__Set exercise__. Lines with "Give me the matplotlib source for this chart." and "q1, mean_val, q3 = 4.08, 6.61, 8.68" mark the range, both included. Reproduce exactly that stretch, without pictures.

__Available records__.
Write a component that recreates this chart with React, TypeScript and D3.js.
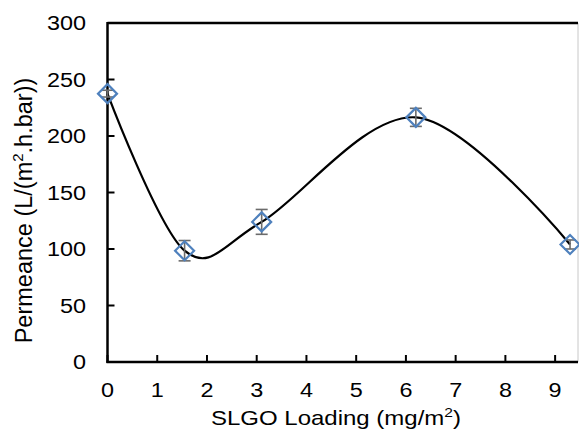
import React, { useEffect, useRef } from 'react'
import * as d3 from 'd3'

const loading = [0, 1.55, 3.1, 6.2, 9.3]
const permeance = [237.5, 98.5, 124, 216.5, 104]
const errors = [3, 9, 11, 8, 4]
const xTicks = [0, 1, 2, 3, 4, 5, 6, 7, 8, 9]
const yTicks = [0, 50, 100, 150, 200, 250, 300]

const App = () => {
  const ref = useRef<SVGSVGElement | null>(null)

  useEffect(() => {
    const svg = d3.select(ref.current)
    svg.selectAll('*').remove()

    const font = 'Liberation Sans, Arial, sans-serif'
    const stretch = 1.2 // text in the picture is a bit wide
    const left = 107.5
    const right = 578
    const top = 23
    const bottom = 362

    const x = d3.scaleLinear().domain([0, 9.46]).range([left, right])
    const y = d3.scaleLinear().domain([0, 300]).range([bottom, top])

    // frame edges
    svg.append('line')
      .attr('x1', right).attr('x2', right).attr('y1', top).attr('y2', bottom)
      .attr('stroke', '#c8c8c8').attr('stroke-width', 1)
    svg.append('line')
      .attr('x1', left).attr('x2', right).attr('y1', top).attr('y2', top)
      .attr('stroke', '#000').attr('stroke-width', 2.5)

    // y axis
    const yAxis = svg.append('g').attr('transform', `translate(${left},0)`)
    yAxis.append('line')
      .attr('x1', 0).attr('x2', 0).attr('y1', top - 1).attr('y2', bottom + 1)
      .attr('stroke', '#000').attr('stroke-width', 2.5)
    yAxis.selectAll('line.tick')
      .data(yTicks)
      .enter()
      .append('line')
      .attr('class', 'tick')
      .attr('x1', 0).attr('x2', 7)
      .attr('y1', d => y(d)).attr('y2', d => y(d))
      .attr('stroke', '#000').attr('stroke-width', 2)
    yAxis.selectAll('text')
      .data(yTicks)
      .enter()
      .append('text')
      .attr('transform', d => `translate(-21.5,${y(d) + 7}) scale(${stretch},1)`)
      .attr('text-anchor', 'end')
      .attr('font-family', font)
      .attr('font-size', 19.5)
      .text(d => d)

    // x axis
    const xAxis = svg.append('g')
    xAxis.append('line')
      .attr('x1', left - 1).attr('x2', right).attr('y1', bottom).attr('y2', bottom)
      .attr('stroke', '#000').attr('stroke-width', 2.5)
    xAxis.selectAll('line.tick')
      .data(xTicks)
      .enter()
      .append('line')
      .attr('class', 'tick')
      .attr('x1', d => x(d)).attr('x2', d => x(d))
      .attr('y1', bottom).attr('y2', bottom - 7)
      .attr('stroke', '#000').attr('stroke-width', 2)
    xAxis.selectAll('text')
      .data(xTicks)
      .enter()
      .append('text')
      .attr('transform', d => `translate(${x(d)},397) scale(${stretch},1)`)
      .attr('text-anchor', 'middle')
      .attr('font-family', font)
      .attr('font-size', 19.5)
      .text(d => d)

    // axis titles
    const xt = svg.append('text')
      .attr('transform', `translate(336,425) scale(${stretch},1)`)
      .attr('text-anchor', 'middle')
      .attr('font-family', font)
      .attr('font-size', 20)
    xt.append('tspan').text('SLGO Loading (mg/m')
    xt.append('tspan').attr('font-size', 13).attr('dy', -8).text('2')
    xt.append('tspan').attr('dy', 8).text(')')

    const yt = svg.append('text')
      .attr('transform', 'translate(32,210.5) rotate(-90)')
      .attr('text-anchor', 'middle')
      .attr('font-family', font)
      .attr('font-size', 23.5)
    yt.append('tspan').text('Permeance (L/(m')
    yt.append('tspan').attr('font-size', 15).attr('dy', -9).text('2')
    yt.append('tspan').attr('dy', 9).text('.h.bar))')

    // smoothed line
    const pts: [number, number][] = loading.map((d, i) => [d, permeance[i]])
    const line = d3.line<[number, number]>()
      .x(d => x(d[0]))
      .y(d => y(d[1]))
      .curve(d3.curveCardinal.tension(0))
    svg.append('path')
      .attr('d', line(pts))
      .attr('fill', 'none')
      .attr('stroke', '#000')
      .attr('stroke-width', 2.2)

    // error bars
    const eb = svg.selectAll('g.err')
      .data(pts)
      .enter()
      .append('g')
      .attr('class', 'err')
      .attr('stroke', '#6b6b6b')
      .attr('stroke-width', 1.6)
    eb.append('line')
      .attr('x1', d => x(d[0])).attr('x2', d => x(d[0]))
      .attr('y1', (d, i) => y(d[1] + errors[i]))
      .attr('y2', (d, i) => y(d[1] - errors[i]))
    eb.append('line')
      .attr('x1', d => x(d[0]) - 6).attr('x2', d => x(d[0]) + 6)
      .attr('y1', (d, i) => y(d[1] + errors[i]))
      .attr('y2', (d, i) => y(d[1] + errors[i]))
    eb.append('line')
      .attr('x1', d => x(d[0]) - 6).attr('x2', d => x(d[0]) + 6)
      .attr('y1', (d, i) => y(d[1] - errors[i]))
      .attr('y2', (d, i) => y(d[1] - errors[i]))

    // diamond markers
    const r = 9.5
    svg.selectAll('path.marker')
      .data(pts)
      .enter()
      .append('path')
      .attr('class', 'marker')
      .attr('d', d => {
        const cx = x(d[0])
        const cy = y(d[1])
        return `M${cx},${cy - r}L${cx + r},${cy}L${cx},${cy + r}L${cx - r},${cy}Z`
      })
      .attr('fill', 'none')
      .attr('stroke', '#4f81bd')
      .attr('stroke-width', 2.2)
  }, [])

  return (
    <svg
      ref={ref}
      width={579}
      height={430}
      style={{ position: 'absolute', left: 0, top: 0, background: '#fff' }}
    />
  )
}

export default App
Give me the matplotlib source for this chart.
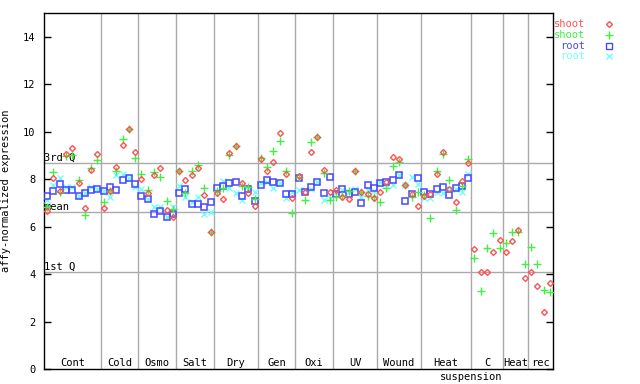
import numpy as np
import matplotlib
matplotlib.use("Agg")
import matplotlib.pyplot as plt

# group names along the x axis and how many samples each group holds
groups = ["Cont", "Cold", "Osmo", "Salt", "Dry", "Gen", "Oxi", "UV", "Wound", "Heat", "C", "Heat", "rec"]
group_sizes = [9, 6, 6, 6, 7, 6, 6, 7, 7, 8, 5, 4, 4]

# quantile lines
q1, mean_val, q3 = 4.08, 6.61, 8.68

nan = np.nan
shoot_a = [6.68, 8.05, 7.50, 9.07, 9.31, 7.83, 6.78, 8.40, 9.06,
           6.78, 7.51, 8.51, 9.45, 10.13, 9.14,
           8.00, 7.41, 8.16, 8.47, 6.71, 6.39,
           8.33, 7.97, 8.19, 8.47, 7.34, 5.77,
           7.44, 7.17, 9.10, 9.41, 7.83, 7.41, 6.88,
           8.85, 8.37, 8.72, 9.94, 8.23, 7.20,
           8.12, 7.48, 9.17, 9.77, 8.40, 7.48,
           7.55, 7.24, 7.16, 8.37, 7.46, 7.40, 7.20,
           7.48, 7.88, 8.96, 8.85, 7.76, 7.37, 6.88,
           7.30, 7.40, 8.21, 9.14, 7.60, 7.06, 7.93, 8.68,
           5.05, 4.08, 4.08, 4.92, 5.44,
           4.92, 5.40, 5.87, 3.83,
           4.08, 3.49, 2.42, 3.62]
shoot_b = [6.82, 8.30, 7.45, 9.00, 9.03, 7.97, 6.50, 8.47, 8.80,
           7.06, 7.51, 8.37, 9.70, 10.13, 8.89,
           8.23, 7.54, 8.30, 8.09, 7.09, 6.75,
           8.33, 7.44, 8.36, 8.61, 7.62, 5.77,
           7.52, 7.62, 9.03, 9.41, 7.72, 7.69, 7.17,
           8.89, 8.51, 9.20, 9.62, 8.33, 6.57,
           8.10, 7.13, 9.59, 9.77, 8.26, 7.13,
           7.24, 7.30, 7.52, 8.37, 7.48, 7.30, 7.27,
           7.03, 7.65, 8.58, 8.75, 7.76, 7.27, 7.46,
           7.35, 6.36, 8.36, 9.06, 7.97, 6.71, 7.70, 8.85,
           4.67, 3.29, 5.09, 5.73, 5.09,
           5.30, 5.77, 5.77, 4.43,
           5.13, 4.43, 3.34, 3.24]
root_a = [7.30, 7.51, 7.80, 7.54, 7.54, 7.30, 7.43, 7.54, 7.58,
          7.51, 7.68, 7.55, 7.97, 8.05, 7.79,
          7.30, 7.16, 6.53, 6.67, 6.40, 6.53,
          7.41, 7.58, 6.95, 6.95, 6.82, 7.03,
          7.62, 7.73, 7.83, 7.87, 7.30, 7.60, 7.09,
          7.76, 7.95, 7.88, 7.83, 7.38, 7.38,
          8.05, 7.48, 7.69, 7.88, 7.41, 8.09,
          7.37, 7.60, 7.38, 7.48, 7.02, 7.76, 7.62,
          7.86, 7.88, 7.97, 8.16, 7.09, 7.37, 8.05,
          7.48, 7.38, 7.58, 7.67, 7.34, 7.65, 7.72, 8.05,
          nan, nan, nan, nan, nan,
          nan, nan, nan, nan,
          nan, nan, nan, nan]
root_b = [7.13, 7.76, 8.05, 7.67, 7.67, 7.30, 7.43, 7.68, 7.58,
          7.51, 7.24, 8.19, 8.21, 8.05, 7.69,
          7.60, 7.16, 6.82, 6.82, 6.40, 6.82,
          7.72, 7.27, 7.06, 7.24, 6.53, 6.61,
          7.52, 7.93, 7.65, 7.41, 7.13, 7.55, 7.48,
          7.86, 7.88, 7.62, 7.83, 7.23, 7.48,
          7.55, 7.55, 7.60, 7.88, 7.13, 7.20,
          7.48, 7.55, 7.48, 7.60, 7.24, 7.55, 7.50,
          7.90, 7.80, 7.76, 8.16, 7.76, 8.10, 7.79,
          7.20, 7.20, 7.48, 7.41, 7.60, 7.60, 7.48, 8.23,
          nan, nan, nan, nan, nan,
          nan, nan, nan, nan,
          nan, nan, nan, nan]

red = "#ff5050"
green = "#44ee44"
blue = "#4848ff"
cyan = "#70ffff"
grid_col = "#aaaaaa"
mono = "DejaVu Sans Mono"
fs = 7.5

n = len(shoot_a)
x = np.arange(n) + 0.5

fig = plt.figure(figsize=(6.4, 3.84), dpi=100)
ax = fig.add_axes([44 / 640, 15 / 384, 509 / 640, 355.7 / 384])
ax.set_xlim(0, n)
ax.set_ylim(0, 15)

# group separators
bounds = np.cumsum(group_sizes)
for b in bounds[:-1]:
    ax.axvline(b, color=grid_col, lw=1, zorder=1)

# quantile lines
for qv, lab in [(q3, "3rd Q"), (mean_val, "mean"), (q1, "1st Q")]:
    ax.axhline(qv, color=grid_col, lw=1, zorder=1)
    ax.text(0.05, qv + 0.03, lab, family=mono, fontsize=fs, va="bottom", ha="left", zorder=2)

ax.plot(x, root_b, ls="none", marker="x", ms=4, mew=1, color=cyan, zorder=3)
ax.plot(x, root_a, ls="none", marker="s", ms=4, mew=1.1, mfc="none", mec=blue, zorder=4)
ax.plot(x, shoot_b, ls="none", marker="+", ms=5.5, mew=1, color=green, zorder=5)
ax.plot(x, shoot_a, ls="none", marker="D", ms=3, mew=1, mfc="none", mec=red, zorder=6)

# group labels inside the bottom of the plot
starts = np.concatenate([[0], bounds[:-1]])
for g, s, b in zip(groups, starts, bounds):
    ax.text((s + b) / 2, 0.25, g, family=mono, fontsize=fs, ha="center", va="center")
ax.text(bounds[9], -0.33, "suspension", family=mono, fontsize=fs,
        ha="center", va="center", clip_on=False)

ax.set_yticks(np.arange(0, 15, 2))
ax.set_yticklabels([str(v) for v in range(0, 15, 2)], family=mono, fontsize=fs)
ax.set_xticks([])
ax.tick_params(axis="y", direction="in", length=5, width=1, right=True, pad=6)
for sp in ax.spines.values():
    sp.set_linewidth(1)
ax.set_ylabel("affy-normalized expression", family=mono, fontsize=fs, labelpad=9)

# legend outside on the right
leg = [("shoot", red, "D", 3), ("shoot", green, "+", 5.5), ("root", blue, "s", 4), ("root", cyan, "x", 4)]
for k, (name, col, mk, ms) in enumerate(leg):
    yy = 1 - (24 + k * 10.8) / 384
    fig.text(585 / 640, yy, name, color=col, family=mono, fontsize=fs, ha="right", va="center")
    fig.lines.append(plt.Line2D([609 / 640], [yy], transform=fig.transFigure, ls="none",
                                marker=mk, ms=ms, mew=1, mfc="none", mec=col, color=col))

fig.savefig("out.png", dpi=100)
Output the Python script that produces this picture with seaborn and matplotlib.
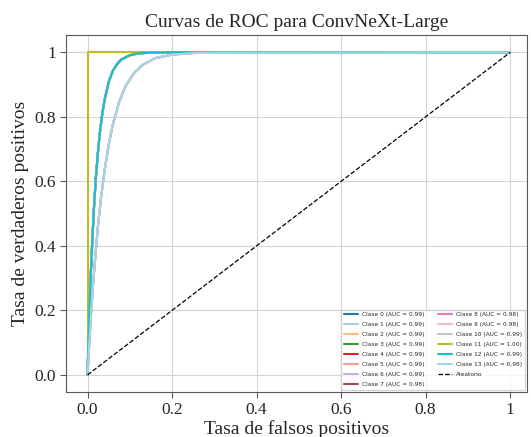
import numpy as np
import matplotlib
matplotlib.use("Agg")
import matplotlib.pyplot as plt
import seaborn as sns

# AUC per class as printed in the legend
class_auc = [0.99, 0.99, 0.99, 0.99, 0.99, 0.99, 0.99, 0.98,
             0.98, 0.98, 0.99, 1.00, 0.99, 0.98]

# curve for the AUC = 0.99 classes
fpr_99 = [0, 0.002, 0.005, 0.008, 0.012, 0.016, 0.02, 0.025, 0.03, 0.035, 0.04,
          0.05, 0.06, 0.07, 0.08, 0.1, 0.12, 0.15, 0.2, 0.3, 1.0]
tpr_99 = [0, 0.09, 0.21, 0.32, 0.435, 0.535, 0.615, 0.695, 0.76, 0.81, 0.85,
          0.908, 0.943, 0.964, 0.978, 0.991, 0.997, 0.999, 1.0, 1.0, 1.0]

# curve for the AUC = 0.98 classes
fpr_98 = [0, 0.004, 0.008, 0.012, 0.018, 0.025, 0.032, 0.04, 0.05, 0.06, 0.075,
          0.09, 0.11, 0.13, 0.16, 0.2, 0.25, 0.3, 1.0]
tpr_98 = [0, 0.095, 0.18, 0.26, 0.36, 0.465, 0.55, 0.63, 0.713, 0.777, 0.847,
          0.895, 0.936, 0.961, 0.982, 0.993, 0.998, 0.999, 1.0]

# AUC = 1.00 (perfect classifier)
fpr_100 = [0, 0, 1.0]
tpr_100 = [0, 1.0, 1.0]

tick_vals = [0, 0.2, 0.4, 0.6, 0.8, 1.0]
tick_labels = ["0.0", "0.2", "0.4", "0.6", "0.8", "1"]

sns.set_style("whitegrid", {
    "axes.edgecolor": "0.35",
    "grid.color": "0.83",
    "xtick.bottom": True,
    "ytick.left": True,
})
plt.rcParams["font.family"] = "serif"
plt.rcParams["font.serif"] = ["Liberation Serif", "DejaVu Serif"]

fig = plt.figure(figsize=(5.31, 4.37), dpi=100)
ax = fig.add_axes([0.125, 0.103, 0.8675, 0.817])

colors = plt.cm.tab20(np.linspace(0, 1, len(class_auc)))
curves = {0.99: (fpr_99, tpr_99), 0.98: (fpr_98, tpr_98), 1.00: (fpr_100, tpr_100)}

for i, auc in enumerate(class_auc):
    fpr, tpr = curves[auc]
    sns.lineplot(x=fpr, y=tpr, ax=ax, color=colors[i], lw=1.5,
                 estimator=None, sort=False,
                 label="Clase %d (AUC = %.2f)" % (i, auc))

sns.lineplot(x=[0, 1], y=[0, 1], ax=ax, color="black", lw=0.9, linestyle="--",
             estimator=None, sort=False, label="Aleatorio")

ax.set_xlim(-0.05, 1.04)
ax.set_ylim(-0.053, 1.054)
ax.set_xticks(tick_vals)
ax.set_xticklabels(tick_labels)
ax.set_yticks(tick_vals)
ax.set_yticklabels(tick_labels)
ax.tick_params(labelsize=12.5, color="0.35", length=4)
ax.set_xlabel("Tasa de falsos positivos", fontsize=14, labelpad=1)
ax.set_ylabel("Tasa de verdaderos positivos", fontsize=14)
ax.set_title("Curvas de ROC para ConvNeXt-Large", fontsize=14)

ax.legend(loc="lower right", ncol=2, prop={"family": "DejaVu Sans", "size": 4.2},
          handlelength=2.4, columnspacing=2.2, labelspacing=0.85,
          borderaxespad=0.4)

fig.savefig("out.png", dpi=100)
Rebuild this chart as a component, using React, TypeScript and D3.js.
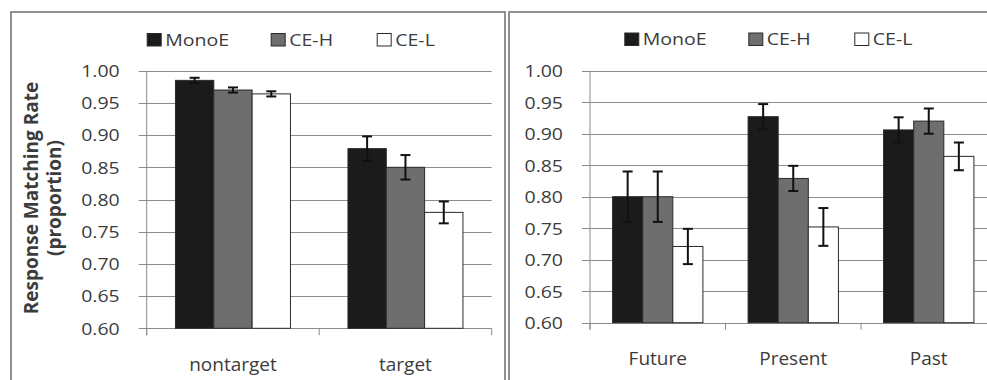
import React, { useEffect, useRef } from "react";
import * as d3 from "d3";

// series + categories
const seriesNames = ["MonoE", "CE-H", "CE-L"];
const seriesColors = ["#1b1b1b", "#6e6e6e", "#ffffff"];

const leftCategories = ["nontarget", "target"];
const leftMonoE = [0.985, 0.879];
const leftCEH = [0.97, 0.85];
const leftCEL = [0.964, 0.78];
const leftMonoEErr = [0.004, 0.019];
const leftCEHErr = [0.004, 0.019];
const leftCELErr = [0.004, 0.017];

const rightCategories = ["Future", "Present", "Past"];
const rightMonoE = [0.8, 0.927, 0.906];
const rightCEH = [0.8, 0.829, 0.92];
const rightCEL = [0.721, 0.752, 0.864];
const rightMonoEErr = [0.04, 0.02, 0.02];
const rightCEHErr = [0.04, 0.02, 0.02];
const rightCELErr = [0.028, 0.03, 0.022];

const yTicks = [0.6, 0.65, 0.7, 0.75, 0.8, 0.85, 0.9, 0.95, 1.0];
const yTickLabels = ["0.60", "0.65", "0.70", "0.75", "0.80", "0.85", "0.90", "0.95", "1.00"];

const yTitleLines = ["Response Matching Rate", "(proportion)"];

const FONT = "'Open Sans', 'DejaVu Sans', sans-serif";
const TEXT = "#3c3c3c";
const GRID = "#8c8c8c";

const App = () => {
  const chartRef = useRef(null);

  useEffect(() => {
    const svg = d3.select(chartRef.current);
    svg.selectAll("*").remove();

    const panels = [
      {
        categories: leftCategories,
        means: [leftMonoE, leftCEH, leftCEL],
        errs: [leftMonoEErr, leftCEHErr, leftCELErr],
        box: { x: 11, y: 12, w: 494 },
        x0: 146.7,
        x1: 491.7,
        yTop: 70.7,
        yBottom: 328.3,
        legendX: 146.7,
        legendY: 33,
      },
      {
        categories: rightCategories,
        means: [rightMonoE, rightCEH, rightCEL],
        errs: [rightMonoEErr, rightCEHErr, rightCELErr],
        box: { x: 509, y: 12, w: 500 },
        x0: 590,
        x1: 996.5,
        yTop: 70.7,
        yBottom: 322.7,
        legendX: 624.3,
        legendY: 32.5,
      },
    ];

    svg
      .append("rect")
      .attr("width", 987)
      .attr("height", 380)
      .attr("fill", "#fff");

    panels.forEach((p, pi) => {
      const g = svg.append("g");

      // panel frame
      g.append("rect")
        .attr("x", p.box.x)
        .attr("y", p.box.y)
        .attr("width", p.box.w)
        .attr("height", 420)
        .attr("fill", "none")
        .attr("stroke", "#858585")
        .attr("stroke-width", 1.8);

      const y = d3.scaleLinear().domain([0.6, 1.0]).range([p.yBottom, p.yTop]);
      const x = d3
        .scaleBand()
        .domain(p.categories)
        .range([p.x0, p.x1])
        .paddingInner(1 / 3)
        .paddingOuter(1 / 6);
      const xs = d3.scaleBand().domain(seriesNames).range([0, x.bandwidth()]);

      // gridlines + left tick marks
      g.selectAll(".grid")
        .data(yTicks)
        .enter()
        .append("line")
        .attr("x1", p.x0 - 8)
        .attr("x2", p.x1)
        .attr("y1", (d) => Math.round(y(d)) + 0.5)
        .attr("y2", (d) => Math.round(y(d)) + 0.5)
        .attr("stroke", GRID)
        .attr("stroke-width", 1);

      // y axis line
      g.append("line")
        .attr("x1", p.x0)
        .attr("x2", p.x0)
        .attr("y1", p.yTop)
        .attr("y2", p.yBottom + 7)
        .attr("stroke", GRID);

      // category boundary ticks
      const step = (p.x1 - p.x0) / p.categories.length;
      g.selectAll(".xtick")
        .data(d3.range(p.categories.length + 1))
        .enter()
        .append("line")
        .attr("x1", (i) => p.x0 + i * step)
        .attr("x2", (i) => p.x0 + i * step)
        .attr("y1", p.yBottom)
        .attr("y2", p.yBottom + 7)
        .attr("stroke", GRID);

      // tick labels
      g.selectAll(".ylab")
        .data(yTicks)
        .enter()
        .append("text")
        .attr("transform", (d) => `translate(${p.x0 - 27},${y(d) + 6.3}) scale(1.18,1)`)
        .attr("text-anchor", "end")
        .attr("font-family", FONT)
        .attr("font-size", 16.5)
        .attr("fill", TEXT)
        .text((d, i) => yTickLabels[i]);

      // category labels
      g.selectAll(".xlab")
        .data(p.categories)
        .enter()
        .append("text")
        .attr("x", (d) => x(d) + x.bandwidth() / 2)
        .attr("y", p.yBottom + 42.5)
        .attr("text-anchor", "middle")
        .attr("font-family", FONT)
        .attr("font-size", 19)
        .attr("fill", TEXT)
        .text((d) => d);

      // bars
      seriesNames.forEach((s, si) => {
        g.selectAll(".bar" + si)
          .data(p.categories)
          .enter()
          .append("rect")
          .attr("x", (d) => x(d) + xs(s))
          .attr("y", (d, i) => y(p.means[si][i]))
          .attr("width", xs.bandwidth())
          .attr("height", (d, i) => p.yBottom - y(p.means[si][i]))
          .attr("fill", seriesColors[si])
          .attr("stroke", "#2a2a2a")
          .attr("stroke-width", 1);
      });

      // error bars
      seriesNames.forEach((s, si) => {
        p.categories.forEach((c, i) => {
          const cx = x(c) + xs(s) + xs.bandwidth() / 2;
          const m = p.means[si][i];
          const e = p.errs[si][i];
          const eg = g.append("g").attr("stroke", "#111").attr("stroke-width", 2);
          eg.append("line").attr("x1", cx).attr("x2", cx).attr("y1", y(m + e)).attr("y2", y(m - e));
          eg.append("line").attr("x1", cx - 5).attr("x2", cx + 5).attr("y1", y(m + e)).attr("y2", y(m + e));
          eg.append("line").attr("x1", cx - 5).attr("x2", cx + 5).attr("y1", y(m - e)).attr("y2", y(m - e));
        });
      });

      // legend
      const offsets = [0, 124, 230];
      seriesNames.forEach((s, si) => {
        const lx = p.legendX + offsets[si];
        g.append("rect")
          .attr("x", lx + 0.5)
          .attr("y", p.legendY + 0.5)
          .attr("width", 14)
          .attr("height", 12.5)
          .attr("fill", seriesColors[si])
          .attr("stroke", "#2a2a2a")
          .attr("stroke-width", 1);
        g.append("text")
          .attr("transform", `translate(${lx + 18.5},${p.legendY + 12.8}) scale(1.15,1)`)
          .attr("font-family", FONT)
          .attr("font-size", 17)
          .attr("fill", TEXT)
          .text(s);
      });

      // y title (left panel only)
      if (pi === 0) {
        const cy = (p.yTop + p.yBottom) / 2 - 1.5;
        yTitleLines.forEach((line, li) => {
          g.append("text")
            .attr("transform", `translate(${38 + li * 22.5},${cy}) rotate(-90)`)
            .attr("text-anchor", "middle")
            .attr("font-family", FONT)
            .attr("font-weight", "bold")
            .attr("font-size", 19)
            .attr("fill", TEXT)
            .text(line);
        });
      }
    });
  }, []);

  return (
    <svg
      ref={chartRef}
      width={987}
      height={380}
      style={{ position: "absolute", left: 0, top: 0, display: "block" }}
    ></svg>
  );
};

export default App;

__Answer to this task__.
Give me the matplotlib source for this chart.
import numpy as np
import matplotlib
matplotlib.use("Agg")
import matplotlib.pyplot as plt

# group names along the x axis and how many samples each group holds
groups = ["Cont", "Cold", "Osmo", "Salt", "Dry", "Gen", "Oxi", "UV", "Wound", "Heat", "C", "Heat", "rec"]
group_sizes = [9, 6, 6, 6, 7, 6, 6, 7, 7, 8, 5, 4, 4]

# quantile lines
q1, mean_val, q3 = 4.08, 6.61, 8.68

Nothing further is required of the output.